また、ガイドも禁止なため、礼拝堂の中庭にフレスコ画を説明するボードを設置。観光客は事前に、ここでガイドからの説明を受けてから中に入ることになります。
システィーナ礼拝堂
住所:00120 Città del Vaticano
電話番号:06 698 84676
入館時間:9~18時
※毎月最終日曜は14時まで
定休日:毎月最終日曜、祝日
入館料:バチカン美術館の入場料を払えば入館可(大人1人16ユーロ、 6歳~18歳は1人8ユーロ、6歳未満は無料)

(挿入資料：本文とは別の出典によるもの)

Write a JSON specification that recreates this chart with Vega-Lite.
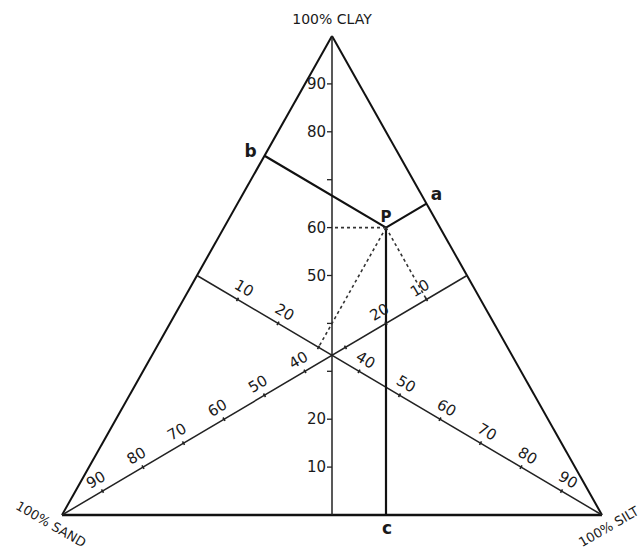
{
  "$schema": "https://vega.github.io/schema/vega-lite/v6.json",
  "width": 540,
  "height": 479,
  "autosize": {"type": "none"},
  "padding": {"left": 62, "top": 36, "right": 42, "bottom": 37},
  "background": "white",
  "config": {"view": {"stroke": null}, "text": {"font": "DejaVu Sans", "fontSize": 15, "color": "#1a1a1a"}},
  "datasets": {
    "seg": [
      {"x": 0, "y": 0, "x2": 50, "y2": 100, "k": "side"},
      {"x": 50, "y": 100, "x2": 100, "y2": 0, "k": "side"},
      {"x": 0, "y": 0, "x2": 100, "y2": 0, "k": "base"},
      {"x": 50, "y": 100, "x2": 50, "y2": 0, "k": "median"},
      {"x": 0, "y": 0, "x2": 75, "y2": 50, "k": "median"},
      {"x": 100, "y": 0, "x2": 25, "y2": 50, "k": "median"},
      {"x": 60, "y": 60, "x2": 67.5, "y2": 65, "k": "construct"},
      {"x": 60, "y": 60, "x2": 37.5, "y2": 75, "k": "construct"},
      {"x": 60, "y": 60, "x2": 60, "y2": 0, "k": "construct"},
      {"x": 60, "y": 60, "x2": 50, "y2": 60, "k": "dotted"},
      {"x": 60, "y": 60, "x2": 47.5, "y2": 35, "k": "dotted"},
      {"x": 60, "y": 60, "x2": 67.5, "y2": 45, "k": "dotted"}
    ],
    "clay": [
      {"x": 50, "y": 90, "v": "90", "lab": true},
      {"x": 50, "y": 80, "v": "80", "lab": true},
      {"x": 50, "y": 70, "v": "70", "lab": false},
      {"x": 50, "y": 60, "v": "60", "lab": true},
      {"x": 50, "y": 50, "v": "50", "lab": true},
      {"x": 50, "y": 40, "v": "40", "lab": false},
      {"x": 50, "y": 30, "v": "30", "lab": false},
      {"x": 50, "y": 20, "v": "20", "lab": true},
      {"x": 50, "y": 10, "v": "10", "lab": true}
    ],
    "sand": [
      {"x": 7.5, "y": 5, "v": "90", "lab": true},
      {"x": 15, "y": 10, "v": "80", "lab": true},
      {"x": 22.5, "y": 15, "v": "70", "lab": true},
      {"x": 30, "y": 20, "v": "60", "lab": true},
      {"x": 37.5, "y": 25, "v": "50", "lab": true},
      {"x": 45, "y": 30, "v": "40", "lab": true},
      {"x": 52.5, "y": 35, "v": "30", "lab": false},
      {"x": 60, "y": 40, "v": "20", "lab": true},
      {"x": 67.5, "y": 45, "v": "10", "lab": true}
    ],
    "silt": [
      {"x": 32.5, "y": 45, "v": "10", "lab": true},
      {"x": 40, "y": 40, "v": "20", "lab": true},
      {"x": 47.5, "y": 35, "v": "30", "lab": false},
      {"x": 55, "y": 30, "v": "40", "lab": true},
      {"x": 62.5, "y": 25, "v": "50", "lab": true},
      {"x": 70, "y": 20, "v": "60", "lab": true},
      {"x": 77.5, "y": 15, "v": "70", "lab": true},
      {"x": 85, "y": 10, "v": "80", "lab": true},
      {"x": 92.5, "y": 5, "v": "90", "lab": true}
    ],
    "pts": [
      {"n": "P", "x": 60, "y": 60},
      {"n": "a", "x": 67.5, "y": 65},
      {"n": "b", "x": 37.5, "y": 75},
      {"n": "c", "x": 60, "y": 0},
      {"n": "100% CLAY", "x": 50, "y": 100},
      {"n": "100% SAND", "x": 0, "y": 0},
      {"n": "100% SILT", "x": 100, "y": 0}
    ]
  },
  "encoding": {
    "x": {"field": "x", "type": "quantitative", "scale": {"domain": [0, 100], "nice": false, "zero": false}, "axis": null},
    "y": {"field": "y", "type": "quantitative", "scale": {"domain": [0, 100], "nice": false, "zero": false}, "axis": null}
  },
  "layer": [
    {
      "data": {"name": "seg"},
      "transform": [{"filter": "datum.k === 'side'"}],
      "mark": {"type": "rule", "color": "#111", "strokeWidth": 2},
      "encoding": {"x2": {"field": "x2"}, "y2": {"field": "y2"}}
    },
    {
      "data": {"name": "seg"},
      "transform": [{"filter": "datum.k === 'base'"}],
      "mark": {"type": "rule", "color": "#111", "strokeWidth": 2.6},
      "encoding": {"x2": {"field": "x2"}, "y2": {"field": "y2"}}
    },
    {
      "data": {"name": "seg"},
      "transform": [{"filter": "datum.k === 'median'"}],
      "mark": {"type": "rule", "color": "#222", "strokeWidth": 1.5},
      "encoding": {"x2": {"field": "x2"}, "y2": {"field": "y2"}}
    },
    {
      "data": {"name": "seg"},
      "transform": [{"filter": "datum.k === 'construct'"}],
      "mark": {"type": "rule", "color": "#111", "strokeWidth": 2.2},
      "encoding": {"x2": {"field": "x2"}, "y2": {"field": "y2"}}
    },
    {
      "data": {"name": "seg"},
      "transform": [{"filter": "datum.k === 'dotted'"}],
      "mark": {"type": "rule", "color": "#333", "strokeWidth": 1.6, "strokeDash": [3, 3]},
      "encoding": {"x2": {"field": "x2"}, "y2": {"field": "y2"}}
    },
    {
      "data": {"name": "clay"},
      "mark": {"type": "point", "shape": "M-1,0L0,0", "size": 100, "stroke": "#222", "strokeWidth": 1.3, "filled": false, "opacity": 1}
    },
    {
      "data": {"name": "sand"},
      "mark": {"type": "point", "shape": "M0,-1L0,1", "size": 16, "angle": -30.6, "stroke": "#222", "strokeWidth": 1.6, "filled": false, "opacity": 1}
    },
    {
      "data": {"name": "silt"},
      "mark": {"type": "point", "shape": "M0,-1L0,1", "size": 16, "angle": 30.6, "stroke": "#222", "strokeWidth": 1.6, "filled": false, "opacity": 1}
    },
    {
      "data": {"name": "clay"},
      "transform": [{"filter": "datum.lab"}],
      "mark": {"type": "text", "align": "right", "baseline": "middle", "dx": -6},
      "encoding": {"text": {"field": "v"}}
    },
    {
      "data": {"name": "sand"},
      "transform": [{"filter": "datum.lab"}],
      "mark": {"type": "text", "align": "center", "baseline": "middle", "angle": -30.6, "dy": -13},
      "encoding": {"text": {"field": "v"}}
    },
    {
      "data": {"name": "silt"},
      "transform": [{"filter": "datum.lab"}],
      "mark": {"type": "text", "align": "center", "baseline": "middle", "angle": 30.6, "dy": -13},
      "encoding": {"text": {"field": "v"}}
    },
    {
      "data": {"name": "pts"},
      "transform": [{"filter": "datum.n === 'P'"}],
      "mark": {"type": "text", "align": "center", "baseline": "middle", "dy": -11, "fontWeight": "bold", "fontSize": 15},
      "encoding": {"text": {"field": "n"}}
    },
    {
      "data": {"name": "pts"},
      "transform": [{"filter": "datum.n === 'a'"}],
      "mark": {"type": "text", "align": "center", "baseline": "middle", "dx": 10, "dy": -9, "fontWeight": "bold", "fontSize": 17},
      "encoding": {"text": {"field": "n"}}
    },
    {
      "data": {"name": "pts"},
      "transform": [{"filter": "datum.n === 'b'"}],
      "mark": {"type": "text", "align": "center", "baseline": "middle", "dx": -14, "dy": -4, "fontWeight": "bold", "fontSize": 17},
      "encoding": {"text": {"field": "n"}}
    },
    {
      "data": {"name": "pts"},
      "transform": [{"filter": "datum.n === 'c'"}],
      "mark": {"type": "text", "align": "center", "baseline": "middle", "dx": 1, "dy": 14, "fontWeight": "bold", "fontSize": 17},
      "encoding": {"text": {"field": "n"}}
    },
    {
      "data": {"name": "pts"},
      "transform": [{"filter": "datum.n === '100% CLAY'"}],
      "mark": {"type": "text", "align": "center", "baseline": "middle", "dy": -16, "fontSize": 14},
      "encoding": {"text": {"field": "n"}}
    },
    {
      "data": {"name": "pts"},
      "transform": [{"filter": "datum.n === '100% SAND'"}],
      "mark": {"type": "text", "align": "center", "baseline": "middle", "angle": 30, "dx": -5, "dy": 14, "fontSize": 13},
      "encoding": {"text": {"field": "n"}}
    },
    {
      "data": {"name": "pts"},
      "transform": [{"filter": "datum.n === '100% SILT'"}],
      "mark": {"type": "text", "align": "center", "baseline": "middle", "angle": -30, "dx": 0, "dy": 14, "fontSize": 13},
      "encoding": {"text": {"field": "n"}}
    }
  ]
}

URL:http://www.museivaticani.va/content/museivaticani/en.html
バチカン市国の首都以外にも国土がある?
イタリアと交わされた「ラティラノ条約」により、ローマ市内外にバチカン市国が主権を持つ場所がいくつかあります。主な施設は以下の4つです。
- サン・ジョバンニ・イン・ラテラノ大聖堂
- カステル・ガンドルフォ教皇庁宮殿
- サンタ・マリア・マッジョーレ聖堂
- サン・パオロ・フオーリ・レ・ムーラ聖堂
上記3つの聖堂とサン・ピエトロ大聖堂は、教皇が建てたローマ四大バジリカといわれています。
カステル・ガンドルフォ教皇庁宮殿があるのは、ローマ郊外にあるカステリロマーニ地方。アルバノ湖を見下ろす風光明媚な場所にあります。
歴代のローマ皇帝や貴族、教皇らの別荘が建てられた場所として有名。白ワインの名産地として有名なフラスカーティや、花の絨毯で知られるジェンツァーノなどがあります。
世界最小国であるバチカン市国の歴史や観光、日本との関係についてまとめ
国全体が世界遺産に登録されており、希少な美術品や歴史的建造物などが集まっています。日本人にはあまりなじみのないバチカン市国ですが、カトリック信者にとっては、とても大切な聖なる場所です。
バチカン市国を訪れる際は、肩やひざなどが出ている露出の多いもの、帽子着用は禁止されています。夏訪れる際は注意しましょう。
世界中から大勢の観光客が訪れるバチカン市国では、どの施設に入るにも行列必至。比較的空いている朝一で訪れるのがベストです。
また、毎週水曜日には法王謁見、日曜日はミサがあり、大勢の信者で大混雑します。観光で訪れる際は、曜日にも注意して、バチカン旅行を楽しんでくださいね。